As Hadoop adoption continues to expand, Hadoop jobs are growing in volume and complexity. To optimize their execution, different Hadoop jobs can be organized into a single logical unit of work, called a workflow. Apache Oozie is a powerful tool that creates and manages complex workflows of Hadoop jobs. However, it is fundamental to integrate Oozie workflows with the rest of the business process flow. With the new job plug-in for Oozie, workflows and Hadoop jobs can be scheduled, monitored, and controlled by IBM Workload Automation in exactly the same way as any other job, extending the central management of the company workload to the Hadoop environment.

Business scenario

Marnie works as a workload scheduler in the IT department of the Weather Office, which collects weather data every minute of every day. Data is processed and weather forecasts are published on a website every 10 minutes.
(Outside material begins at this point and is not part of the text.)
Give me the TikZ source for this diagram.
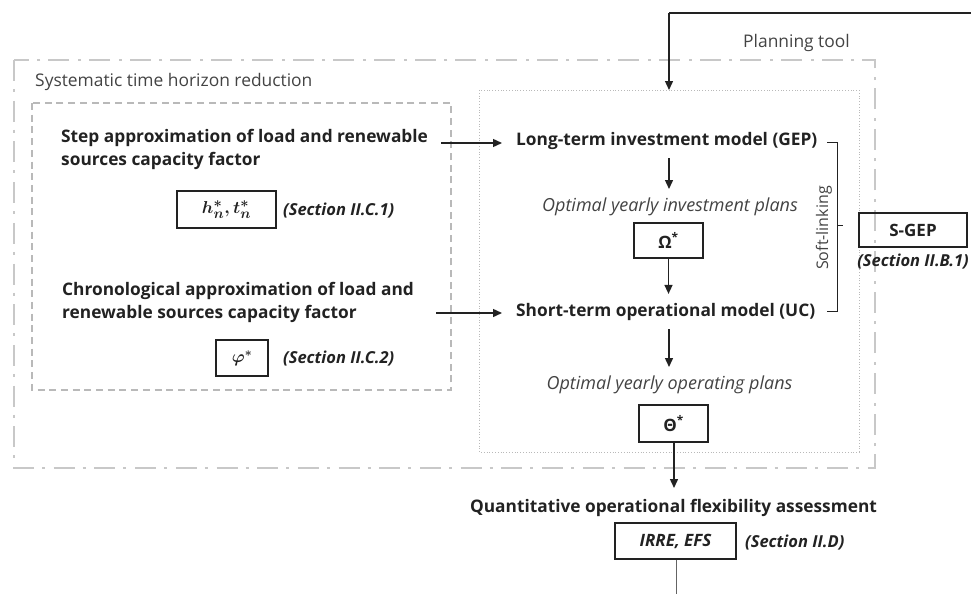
\documentclass[tikz,border=0pt]{standalone}
\usepackage{amsmath}
\usepackage{fontspec}
\setmainfont{Open Sans}
\usetikzlibrary{arrows.meta}
\definecolor{ink}{HTML}{222222}
\definecolor{frame}{HTML}{C8C8C8}
\newcommand{\bmath}[1]{\begingroup\mathversion{bold}$#1$\endgroup}
\begin{document}
\begin{tikzpicture}[x=1pt,y=-1pt,
  head/.style={font=\fontsize{17.3}{23}\selectfont\bfseries, text=ink, align=left, inner sep=0pt},
  plain/.style={font=\fontsize{17.4}{18}\selectfont, text=ink!85, inner sep=0pt},
  itl/.style={font=\fontsize{18}{18}\selectfont\itshape, text=ink!85, inner sep=0pt},
  sect/.style={font=\fontsize{16.5}{16}\selectfont\bfseries\itshape, text=ink, inner sep=0pt},
  valbox/.style={draw=ink, line width=1.8pt, inner sep=0pt, font=\fontsize{17}{18}\selectfont\bfseries, text=ink},
  arr/.style={draw=ink, line width=1.4pt, -{Triangle[length=9pt,width=8pt]}},
  ln/.style={draw=ink, line width=1.3pt}
]
\useasboundingbox (0,0) rectangle (971,594);
% frames
\draw[frame, line width=2.4pt, dash pattern=on 21pt off 8pt on 3pt off 8.7pt] (14,60) rectangle (875,468);
\draw[gray!55, line width=1.3pt, dash pattern=on 7pt off 4.7pt] (32,103) rectangle (451,390);
\draw[gray!55, line width=0.8pt, dotted] (479,90) rectangle (859,452);
\node[plain, anchor=east] (pt) at (850,43) {Planning tool};
\node[plain, anchor=west] (sys) at (35,82) {Systematic time horizon reduction};

% left block
\node[head, anchor=west] (step) at (61,149.5) {Step approximation of load and renewable\\sources capacity factor};
\node[valbox, minimum width=99pt, minimum height=37pt, font=\fontsize{19}{18}\selectfont] (hn) at (226.5,209.5) {\bmath{h_n^*, t_n^*}};
\node[sect, anchor=west] (s1) at (283,211) {(Section II.C.1)};
\node[head, anchor=west] (chron) at (62,302.5) {Chronological approximation of load and\\renewable sources capacity factor};
\node[valbox, minimum width=52pt, minimum height=36pt, font=\fontsize{18}{18}\selectfont] (phi) at (242,358) {\bmath{\varphi^{*}}};
\node[sect, anchor=west] (s2) at (283,359) {(Section II.C.2)};

% right block
\node[head, anchor=west] (gep) at (516,141) {Long-term investment model (GEP)};
\node[itl] (inv) at (670,207) {Optimal yearly investment plans};
\node[valbox, minimum width=69pt, minimum height=35pt] (om) at (668.5,240.5) {Ω\textsuperscript{*}};
\node[head, anchor=west] (uc) at (516,312) {Short-term operational model (UC)};
\node[itl] (op) at (669.5,385) {Optimal yearly operating plans};
\node[valbox, minimum width=69pt, minimum height=37pt] (th) at (673.5,423.5) {Θ\textsuperscript{*}};
\node[head] (qa) at (673.5,508) {Quantitative operational flexibility assessment};
\node[valbox, minimum width=121pt, minimum height=36pt, font=\fontsize{17}{18}\selectfont\bfseries\itshape] (ir) at (675.5,541) {IRRE, EFS};
\node[sect, anchor=west] (s3) at (745,543) {(Section II.D)};

% S-GEP
\node[valbox, minimum width=108pt, minimum height=34pt] (sg) at (913,230) {S-GEP};
\node[sect] (s4) at (913,262) {(Section II.B.1)};
\node[plain, rotate=90, font=\fontsize{16}{18}\selectfont] (soft) at (824,228) {Soft-linking};

% connectors
\coordinate (topR) at (971,13);
\coordinate (topL) at (669,13);
\coordinate (dotTop) at (669,90);
\draw[ln] (topR) -- (topL);
\draw[arr] (topL) -- (dotTop);

\coordinate (a1) at (441,143);
\coordinate (a1e) at (502,143);
\draw[arr] (a1) -- (a1e);
\coordinate (a2) at (436,313);
\coordinate (a2e) at (502,313);
\draw[arr] (a2) -- (a2e);

\coordinate (g1) at (669,158);
\coordinate (g2) at (669,189);
\draw[arr] (g1) -- (g2);
\draw[arr] (om.south) -- ++(0,35);
\coordinate (u1) at (669,329);
\coordinate (u2) at (669,367);
\draw[arr] (u1) -- (u2);
\coordinate (q1) at (674,488);
\draw[arr] (th.south -| q1) -- (q1);
\coordinate (bot) at (676,594);
\draw[draw=ink!70, line width=0.9pt] (ir.south -| bot) -- (bot);

% bracket
\coordinate (b1) at (827,142);
\coordinate (b2) at (837,142);
\coordinate (b3) at (837,311);
\coordinate (b4) at (827,311);
\coordinate (bm) at (837,225);
\coordinate (bm2) at (843,225);
\draw[ink, line width=1pt] (b1) -- (b2) -- (b3) -- (b4);
\draw[ink, line width=1pt] (bm) -- (bm2);
\end{tikzpicture}
\end{document}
Emergency alerts are sent via sms when severe weather events are predicted. To analyze the large volume of raw data, the Weather Office chose Apache Hadoop. To further optimize the data processing, application developers used Oozie to organize different Hadoop jobs into a single workflow. Thanks to the plug-in for Oozie, Marnie was able to extend the workload automation and control to the Oozie workflow. The Weather Office improved the timeliness and accuracy of the forecast service. In particular, by analyzing the Oozie workflow output variables, Marnie was able to optimize the alerting system for severe weather conditions.